__What the exercise asks__.
Retype the data exactly, from its first line to the line containing "8.7 µm band.", including both, and skip any picture.

-=-=-

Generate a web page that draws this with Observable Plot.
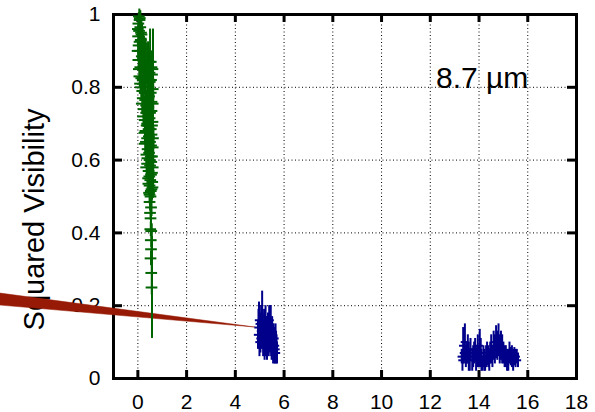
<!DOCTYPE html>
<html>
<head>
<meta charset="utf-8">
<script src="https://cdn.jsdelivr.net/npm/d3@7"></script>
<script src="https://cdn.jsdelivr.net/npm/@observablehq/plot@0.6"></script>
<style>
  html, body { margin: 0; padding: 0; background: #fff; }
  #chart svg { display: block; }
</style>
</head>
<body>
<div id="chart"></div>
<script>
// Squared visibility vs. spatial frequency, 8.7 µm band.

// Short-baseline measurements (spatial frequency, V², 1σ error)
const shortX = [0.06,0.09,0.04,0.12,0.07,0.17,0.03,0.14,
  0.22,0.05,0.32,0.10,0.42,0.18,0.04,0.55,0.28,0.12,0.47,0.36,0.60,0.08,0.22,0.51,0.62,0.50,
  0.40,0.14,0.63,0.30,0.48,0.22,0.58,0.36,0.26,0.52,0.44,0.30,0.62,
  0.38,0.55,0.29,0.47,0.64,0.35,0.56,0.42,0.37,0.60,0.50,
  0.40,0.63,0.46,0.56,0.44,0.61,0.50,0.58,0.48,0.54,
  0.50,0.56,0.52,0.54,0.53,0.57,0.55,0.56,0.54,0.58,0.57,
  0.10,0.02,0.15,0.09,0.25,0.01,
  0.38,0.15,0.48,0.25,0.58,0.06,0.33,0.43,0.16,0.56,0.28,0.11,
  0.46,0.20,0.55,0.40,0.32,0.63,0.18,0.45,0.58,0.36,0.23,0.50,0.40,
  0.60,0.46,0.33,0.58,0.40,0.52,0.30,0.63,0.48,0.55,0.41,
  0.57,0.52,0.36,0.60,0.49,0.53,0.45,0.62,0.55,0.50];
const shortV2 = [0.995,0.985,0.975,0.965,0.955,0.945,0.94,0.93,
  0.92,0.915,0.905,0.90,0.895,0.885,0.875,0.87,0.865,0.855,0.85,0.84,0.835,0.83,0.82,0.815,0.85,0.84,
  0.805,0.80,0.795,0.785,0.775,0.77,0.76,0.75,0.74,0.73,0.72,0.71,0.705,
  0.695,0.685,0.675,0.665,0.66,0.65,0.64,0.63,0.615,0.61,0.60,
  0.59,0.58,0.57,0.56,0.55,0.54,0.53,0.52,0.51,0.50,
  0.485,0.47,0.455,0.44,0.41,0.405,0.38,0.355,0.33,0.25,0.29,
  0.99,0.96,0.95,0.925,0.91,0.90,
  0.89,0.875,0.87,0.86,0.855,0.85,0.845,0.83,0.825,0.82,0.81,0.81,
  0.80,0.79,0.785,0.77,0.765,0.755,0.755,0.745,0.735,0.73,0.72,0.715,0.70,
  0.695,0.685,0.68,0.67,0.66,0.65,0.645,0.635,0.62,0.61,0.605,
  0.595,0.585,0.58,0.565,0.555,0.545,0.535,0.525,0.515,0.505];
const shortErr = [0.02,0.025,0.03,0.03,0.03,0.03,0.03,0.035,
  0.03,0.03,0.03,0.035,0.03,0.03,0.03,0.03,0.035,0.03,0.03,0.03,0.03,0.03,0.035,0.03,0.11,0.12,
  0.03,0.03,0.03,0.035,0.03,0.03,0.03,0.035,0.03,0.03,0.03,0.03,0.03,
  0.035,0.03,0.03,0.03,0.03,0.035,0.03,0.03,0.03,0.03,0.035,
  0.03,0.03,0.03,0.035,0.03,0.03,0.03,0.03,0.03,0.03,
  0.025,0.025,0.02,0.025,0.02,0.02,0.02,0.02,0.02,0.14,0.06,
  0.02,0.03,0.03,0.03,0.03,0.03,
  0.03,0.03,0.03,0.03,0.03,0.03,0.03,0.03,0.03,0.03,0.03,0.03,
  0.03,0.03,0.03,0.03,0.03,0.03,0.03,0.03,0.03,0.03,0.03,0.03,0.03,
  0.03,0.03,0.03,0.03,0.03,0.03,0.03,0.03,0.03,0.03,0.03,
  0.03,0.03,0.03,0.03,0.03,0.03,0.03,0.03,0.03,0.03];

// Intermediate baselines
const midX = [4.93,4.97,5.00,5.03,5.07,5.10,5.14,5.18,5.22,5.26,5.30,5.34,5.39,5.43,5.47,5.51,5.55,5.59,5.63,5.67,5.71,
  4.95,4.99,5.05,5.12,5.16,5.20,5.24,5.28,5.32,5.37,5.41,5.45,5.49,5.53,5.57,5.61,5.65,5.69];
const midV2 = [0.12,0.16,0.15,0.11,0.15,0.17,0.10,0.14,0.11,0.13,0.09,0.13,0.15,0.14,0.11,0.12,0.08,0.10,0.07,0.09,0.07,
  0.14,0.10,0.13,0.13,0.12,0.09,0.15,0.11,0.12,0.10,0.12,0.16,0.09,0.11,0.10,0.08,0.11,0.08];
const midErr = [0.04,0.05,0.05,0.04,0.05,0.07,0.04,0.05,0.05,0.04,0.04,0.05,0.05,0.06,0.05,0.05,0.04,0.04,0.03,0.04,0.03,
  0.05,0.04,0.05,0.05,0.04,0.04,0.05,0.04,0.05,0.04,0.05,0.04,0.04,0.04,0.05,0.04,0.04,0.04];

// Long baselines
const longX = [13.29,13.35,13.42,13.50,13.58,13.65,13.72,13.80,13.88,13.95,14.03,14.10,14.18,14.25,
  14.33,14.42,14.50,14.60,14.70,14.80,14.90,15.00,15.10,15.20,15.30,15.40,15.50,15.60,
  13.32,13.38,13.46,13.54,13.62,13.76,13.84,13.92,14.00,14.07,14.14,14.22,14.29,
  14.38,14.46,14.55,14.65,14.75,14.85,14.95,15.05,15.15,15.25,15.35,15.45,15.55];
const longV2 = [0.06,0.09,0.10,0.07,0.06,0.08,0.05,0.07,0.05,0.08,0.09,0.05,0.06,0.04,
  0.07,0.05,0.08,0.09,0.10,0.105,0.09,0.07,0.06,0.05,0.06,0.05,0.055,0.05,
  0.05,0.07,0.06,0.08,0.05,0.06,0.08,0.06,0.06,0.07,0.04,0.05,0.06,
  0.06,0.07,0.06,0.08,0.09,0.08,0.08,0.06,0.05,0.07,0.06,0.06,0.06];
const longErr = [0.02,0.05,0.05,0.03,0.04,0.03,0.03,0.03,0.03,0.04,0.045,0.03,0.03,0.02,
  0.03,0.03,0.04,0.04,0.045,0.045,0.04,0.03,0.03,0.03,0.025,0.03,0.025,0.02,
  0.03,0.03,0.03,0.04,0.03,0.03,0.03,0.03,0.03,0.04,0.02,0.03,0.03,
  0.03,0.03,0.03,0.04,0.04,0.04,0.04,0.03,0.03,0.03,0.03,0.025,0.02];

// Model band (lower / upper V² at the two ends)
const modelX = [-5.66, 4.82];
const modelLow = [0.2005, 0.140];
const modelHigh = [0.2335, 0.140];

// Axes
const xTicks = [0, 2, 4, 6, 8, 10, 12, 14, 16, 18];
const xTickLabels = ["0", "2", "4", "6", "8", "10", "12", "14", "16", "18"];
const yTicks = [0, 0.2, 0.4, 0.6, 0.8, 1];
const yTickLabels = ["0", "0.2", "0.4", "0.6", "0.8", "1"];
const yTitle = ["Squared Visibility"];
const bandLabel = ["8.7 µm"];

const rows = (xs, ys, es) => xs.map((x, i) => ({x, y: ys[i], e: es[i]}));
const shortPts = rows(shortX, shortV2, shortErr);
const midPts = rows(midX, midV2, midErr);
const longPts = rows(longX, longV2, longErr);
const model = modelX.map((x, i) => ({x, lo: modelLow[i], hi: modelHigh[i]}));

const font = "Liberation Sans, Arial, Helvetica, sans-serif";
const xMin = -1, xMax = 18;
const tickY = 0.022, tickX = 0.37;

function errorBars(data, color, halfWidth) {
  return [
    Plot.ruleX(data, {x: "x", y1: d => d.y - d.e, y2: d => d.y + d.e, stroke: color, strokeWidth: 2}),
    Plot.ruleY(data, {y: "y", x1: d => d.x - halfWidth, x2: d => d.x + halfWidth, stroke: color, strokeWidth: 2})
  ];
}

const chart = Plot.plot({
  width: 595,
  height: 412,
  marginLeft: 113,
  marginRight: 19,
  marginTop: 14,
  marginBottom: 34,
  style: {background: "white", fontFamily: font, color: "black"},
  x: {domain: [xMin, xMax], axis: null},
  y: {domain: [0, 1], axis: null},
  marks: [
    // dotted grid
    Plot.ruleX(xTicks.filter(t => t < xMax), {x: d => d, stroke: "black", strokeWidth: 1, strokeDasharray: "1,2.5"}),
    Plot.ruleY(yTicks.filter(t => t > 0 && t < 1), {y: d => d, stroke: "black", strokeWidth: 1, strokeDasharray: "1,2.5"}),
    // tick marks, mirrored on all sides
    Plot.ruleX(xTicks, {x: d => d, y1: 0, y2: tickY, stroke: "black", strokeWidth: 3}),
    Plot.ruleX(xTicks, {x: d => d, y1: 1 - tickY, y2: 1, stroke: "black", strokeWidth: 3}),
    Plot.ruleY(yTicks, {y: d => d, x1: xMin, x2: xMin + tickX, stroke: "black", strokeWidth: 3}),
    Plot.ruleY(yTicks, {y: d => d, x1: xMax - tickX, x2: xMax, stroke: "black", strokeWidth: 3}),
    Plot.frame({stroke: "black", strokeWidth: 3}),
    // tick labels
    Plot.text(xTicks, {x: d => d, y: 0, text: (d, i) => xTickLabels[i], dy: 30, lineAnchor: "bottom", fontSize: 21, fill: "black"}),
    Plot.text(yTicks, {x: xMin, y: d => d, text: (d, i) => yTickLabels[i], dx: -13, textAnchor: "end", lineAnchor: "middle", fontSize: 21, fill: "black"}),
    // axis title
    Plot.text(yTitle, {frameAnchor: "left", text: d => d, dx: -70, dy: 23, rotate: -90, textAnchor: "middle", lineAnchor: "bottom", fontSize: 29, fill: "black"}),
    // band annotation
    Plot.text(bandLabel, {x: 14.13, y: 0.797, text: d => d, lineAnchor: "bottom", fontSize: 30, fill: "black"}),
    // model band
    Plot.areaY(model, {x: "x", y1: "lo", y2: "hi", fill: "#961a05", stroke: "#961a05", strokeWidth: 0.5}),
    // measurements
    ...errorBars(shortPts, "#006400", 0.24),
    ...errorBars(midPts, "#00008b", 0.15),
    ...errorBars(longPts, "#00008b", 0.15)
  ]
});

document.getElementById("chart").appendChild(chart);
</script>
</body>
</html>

-=-=-

__Worked answer__.
Generate a web page that draws this with Observable Plot.
<!DOCTYPE html>
<html>
<head>
<meta charset="utf-8">
<script src="https://cdn.jsdelivr.net/npm/d3@7"></script>
<script src="https://cdn.jsdelivr.net/npm/@observablehq/plot@0.6"></script>
<style>
  html, body { margin: 0; padding: 0; background: #fff; }
  #chart svg { display: block; }
</style>
</head>
<body>
<div id="chart"></div>
<script>
// Squared visibility vs. spatial frequency, 8.7 µm band.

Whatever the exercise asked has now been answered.